§ TASK DESCRIPTION
Write out the opening lines of the data word for word, up to and including the line with "import * as", and leave every picture and every later line out.

§ GIVEN INFORMATION
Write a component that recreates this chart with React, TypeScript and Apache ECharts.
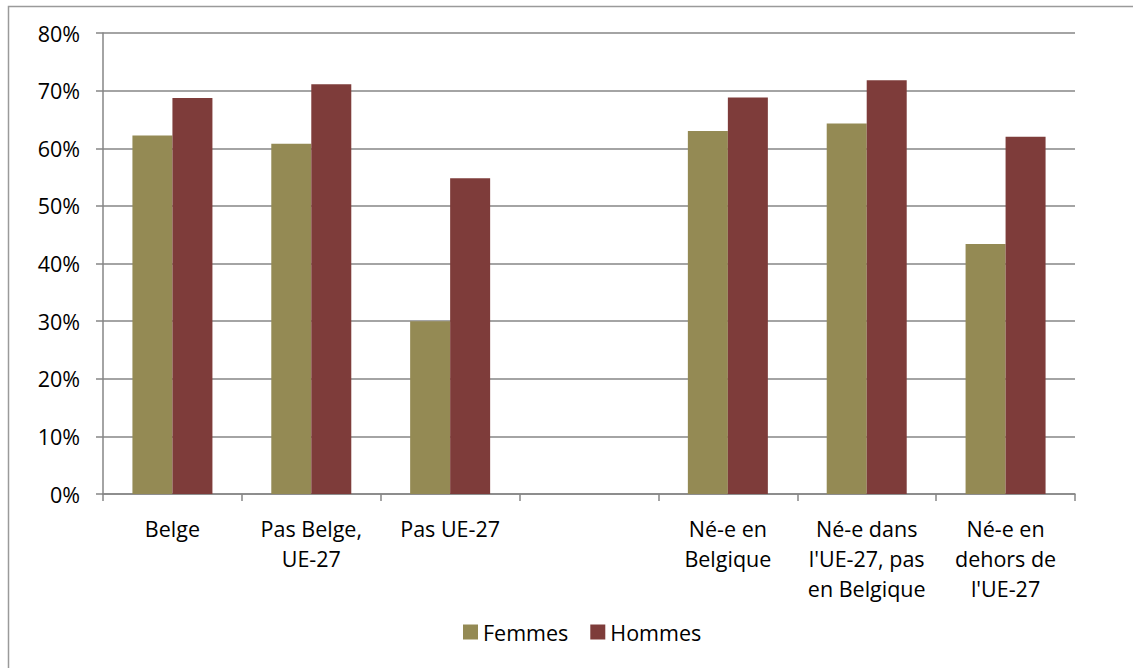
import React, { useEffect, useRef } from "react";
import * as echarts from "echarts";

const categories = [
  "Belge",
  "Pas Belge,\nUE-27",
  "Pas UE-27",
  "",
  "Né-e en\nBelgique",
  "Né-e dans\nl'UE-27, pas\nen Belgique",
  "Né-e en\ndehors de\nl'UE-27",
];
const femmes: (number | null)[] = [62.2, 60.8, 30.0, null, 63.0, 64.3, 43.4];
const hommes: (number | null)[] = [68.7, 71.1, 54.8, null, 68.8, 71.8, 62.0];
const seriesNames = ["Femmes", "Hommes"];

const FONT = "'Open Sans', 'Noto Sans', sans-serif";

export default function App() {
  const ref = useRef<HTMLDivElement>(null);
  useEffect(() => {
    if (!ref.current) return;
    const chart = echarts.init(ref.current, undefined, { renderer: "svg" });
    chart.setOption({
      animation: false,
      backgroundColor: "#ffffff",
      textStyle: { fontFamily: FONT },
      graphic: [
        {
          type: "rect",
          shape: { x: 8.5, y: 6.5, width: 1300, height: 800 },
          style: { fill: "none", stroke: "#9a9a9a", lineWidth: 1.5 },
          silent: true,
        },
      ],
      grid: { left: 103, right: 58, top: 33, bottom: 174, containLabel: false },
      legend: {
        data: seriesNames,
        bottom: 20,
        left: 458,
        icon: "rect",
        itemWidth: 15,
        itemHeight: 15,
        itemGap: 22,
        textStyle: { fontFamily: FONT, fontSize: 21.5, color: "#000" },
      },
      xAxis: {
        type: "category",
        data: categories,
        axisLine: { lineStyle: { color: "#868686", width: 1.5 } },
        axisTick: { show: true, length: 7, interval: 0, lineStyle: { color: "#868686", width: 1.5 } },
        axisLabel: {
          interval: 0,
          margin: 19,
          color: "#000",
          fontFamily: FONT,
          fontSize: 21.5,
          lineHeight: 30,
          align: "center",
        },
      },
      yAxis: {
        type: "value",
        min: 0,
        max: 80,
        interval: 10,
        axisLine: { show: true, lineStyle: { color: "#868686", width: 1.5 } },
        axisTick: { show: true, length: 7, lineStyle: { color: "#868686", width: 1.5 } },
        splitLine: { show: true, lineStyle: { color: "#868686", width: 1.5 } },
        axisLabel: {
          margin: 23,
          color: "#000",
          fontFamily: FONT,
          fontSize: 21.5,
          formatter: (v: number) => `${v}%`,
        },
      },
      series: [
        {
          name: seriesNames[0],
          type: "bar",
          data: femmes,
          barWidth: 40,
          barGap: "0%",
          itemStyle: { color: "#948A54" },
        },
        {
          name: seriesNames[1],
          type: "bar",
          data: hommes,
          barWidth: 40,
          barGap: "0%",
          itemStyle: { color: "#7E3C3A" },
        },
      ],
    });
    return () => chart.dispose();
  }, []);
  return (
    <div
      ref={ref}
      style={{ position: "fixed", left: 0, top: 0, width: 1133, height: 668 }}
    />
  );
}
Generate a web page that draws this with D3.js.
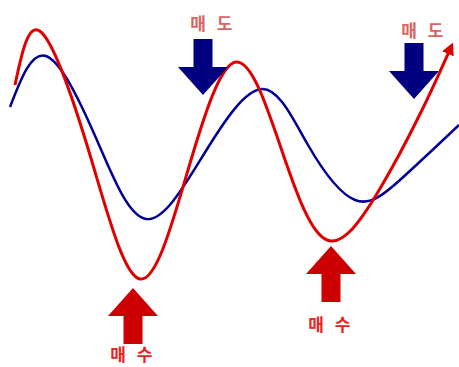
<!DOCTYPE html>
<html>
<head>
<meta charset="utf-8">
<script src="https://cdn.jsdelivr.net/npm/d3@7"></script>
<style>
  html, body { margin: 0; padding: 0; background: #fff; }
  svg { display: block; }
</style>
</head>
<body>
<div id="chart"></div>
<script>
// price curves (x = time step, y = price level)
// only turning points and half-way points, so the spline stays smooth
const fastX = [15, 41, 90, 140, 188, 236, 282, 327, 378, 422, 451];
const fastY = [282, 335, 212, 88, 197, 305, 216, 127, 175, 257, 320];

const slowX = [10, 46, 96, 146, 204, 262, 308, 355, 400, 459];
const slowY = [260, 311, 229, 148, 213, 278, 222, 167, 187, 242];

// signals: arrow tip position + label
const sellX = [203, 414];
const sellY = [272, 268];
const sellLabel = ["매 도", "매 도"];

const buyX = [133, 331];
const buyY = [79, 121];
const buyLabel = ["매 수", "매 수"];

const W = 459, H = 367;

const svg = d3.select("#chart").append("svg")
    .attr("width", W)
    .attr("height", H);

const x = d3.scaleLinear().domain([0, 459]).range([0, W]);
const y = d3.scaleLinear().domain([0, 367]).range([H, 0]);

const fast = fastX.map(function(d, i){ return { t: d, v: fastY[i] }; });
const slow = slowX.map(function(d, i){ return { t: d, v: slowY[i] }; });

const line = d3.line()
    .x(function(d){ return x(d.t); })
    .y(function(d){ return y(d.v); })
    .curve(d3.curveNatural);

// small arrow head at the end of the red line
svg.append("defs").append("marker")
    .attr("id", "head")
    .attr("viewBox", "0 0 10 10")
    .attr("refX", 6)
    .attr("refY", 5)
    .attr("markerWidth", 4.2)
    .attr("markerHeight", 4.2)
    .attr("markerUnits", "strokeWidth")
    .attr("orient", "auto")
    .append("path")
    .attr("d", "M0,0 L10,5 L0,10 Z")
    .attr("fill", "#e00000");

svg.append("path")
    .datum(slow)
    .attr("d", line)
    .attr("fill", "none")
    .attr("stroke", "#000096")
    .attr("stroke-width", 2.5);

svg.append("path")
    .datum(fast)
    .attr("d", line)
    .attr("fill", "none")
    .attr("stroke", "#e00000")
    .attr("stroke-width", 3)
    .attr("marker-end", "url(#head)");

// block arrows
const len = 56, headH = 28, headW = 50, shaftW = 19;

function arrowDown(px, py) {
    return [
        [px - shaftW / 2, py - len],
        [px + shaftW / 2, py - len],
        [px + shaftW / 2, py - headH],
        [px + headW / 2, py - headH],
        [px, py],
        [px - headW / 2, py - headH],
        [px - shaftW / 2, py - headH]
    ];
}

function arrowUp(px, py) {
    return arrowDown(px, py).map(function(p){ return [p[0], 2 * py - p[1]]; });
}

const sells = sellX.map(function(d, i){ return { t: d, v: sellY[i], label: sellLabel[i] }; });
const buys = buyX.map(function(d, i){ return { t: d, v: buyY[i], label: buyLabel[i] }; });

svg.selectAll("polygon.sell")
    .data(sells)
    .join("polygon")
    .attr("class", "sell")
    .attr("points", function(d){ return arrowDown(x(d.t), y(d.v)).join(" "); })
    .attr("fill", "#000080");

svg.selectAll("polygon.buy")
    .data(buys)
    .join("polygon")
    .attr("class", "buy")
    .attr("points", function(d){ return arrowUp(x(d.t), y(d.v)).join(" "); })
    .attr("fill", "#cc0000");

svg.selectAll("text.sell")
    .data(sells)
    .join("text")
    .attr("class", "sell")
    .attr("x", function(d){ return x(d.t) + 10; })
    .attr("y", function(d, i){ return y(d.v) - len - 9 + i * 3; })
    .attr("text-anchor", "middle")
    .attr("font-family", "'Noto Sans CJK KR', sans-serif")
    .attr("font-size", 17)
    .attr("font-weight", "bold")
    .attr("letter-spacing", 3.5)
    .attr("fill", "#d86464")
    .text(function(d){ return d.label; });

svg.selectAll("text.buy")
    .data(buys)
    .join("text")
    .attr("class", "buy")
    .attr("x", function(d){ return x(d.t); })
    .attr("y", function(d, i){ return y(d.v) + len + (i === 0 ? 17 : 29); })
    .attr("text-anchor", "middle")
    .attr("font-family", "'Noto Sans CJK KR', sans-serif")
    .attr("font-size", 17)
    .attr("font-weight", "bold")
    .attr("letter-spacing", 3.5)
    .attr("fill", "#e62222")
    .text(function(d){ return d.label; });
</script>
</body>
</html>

§ COMPLETE RESPONSE
Write a component that recreates this chart with React, TypeScript and Apache ECharts.
import React, { useEffect, useRef } from "react";
import * as echarts from "echarts";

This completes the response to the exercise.